Parallelize (crypto) processing of payments in the same batch.
Cache private keys to avoid pricey key derivation. There is a tradeoff with security, but whether the associated threat model applies to lnd is debatable.
Lazy execution of crypto operations. For example the costly initialization of the code that encrypts a failure message only needs to be executed on failure.
Allowing hltc additions and resolutions to be batched together in a single channel state update.
We didn’t implement all of these changes completely. And the part that we did implement is definitely not production ready. So do not run this in production. But we do believe that the proposed changes are fair in the sense that they could be made production ready without unreasonable effort and also without loss of functionality.
Running the benchmark on the optimized lnd code increases the transaction throughput from our baseline of 51 tps to 237 tps. At this rate, lnd is executing around 120 syncs/s. This works out to 0.5 sync per payment, down from 14.
With these optimizations in place, we can take a look at the receiver-side cpu profile again.
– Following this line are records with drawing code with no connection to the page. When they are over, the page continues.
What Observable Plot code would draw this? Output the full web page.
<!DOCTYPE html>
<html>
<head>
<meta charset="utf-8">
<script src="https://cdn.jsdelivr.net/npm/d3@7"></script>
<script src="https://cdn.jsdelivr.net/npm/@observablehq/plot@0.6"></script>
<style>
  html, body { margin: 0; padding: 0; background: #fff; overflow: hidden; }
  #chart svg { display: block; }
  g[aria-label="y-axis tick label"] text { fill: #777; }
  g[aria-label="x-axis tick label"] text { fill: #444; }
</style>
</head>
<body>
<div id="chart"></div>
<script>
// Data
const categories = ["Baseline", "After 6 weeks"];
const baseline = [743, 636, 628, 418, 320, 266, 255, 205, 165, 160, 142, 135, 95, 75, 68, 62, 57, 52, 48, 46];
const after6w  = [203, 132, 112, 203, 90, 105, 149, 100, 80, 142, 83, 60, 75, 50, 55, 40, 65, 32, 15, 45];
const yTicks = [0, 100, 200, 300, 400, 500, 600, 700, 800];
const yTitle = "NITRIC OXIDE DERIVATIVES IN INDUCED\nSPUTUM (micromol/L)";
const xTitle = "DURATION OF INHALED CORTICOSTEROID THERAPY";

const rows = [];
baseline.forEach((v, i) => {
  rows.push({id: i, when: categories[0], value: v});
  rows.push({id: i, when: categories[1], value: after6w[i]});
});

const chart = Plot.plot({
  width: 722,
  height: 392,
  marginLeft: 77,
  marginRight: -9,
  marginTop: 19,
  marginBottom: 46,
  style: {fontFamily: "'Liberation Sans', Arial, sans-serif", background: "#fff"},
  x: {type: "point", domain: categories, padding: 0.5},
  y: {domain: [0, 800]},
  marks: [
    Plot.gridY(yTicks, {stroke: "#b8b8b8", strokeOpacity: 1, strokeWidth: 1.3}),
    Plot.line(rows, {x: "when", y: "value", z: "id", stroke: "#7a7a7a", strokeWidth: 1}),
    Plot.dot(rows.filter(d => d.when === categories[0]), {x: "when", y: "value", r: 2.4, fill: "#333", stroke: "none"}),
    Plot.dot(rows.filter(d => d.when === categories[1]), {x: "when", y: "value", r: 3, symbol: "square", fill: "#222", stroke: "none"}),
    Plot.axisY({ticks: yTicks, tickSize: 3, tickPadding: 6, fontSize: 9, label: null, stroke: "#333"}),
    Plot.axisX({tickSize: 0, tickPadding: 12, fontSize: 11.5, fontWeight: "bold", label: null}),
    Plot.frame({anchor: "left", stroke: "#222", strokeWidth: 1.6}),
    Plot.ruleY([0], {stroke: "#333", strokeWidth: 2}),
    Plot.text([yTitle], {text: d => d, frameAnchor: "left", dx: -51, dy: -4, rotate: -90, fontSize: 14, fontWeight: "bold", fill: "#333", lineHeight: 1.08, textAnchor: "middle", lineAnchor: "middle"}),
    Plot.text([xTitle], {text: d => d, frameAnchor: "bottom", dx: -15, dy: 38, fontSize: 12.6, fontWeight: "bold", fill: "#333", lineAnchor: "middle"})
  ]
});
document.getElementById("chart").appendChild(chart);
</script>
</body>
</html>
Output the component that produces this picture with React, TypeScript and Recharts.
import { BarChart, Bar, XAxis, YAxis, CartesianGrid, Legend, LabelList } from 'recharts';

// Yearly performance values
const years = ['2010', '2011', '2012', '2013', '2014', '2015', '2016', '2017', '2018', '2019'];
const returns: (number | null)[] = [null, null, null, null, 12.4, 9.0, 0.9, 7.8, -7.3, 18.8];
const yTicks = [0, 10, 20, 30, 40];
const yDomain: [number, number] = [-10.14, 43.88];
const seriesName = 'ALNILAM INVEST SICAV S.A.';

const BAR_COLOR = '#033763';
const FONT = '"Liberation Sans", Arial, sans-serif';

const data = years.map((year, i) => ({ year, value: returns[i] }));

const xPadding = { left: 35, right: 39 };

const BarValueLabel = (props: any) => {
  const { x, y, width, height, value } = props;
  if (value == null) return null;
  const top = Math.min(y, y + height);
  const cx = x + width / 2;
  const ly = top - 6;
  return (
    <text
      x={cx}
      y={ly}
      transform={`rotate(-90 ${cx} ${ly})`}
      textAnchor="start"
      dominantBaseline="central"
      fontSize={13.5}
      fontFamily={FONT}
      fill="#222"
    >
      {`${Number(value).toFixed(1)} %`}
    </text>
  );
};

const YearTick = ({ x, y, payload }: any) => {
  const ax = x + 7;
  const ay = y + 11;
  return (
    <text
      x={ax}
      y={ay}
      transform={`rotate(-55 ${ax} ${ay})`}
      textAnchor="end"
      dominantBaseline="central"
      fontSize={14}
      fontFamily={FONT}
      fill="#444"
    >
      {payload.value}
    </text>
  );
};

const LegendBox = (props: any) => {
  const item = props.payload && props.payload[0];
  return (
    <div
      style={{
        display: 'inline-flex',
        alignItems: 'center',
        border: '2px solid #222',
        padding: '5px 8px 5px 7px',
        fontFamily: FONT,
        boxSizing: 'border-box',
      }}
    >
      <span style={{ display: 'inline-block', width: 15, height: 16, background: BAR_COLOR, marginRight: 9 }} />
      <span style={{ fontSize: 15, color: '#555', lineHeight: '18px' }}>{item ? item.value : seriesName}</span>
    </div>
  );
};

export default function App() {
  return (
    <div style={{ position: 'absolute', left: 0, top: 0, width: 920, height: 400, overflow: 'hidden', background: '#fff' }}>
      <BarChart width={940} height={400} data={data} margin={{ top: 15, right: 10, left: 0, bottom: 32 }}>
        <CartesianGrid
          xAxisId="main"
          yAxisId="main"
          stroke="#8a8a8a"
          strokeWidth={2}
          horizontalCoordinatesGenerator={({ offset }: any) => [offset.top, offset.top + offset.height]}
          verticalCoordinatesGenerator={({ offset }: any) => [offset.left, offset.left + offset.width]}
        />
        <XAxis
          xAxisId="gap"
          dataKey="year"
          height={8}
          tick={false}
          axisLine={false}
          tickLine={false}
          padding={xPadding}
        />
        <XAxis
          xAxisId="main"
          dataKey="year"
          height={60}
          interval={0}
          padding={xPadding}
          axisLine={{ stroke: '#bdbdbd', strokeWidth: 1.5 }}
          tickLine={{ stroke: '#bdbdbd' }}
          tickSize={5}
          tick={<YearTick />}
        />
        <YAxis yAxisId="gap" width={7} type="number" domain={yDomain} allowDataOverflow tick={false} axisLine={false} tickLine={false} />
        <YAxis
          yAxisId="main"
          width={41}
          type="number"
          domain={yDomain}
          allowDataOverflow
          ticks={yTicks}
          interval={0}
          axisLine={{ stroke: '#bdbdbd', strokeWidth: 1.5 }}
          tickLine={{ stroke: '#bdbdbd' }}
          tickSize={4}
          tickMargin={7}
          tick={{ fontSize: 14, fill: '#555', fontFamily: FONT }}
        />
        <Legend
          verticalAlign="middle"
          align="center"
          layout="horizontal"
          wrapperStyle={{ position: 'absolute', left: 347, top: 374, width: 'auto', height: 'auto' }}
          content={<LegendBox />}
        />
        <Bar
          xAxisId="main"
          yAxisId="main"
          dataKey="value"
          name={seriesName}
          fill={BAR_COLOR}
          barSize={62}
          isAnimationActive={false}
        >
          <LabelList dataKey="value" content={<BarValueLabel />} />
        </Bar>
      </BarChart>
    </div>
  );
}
Database operations, including sync calls, are shown in purple. For those who have studied the flame graph from the previous blog post in detail, it will be clear that the proportion of time spent on accessing the database has become a lot smaller. If we would have skipped the crypto optimizations, this effect would have been even more pronounced.
Because we didn’t just optimize for syncs and also implemented changes like parallelized crypto, it is also interesting to measure transaction throughput with syncing disabled. The underlying thought is that this may give an indication of a lower bound of lnd’s payment processing capability when syncing would be fully optimized.
Without syncing on an lnd version that is still not fully optimized, we measure 925 tps on the benchmark.
Even though the transaction rate that can be achieved with the latest lnd release may not be overly impressive, the future does look bright.
Because batching was designed into the Lightning protocol, there is potential to complete payments with an absolute minimum number of sync calls. This would move the performance spotlight to cpu usage for crypto operations. And fortunately cpus are easy to scale, especially on cloud deployments.
With a modest amount of effort, we were able to realize realistic and significant speed ups in lnd. Moving these speed ups to production however will require developer attention and prioritization. Lightning development resources are extremely scarce and there are tons of other areas that need work as well. It is totally understandable that hard decisions need to be made.
For us though as a company building on Lightning, it is comfortable to know that there doesn’t seem to be a fundamental roadblock to scaling transaction throughput to the next order of magnitude. More concretely, we have indications that 1000+ transactions per second with lnd on a standard cloud machine is reachable given sufficient dedication.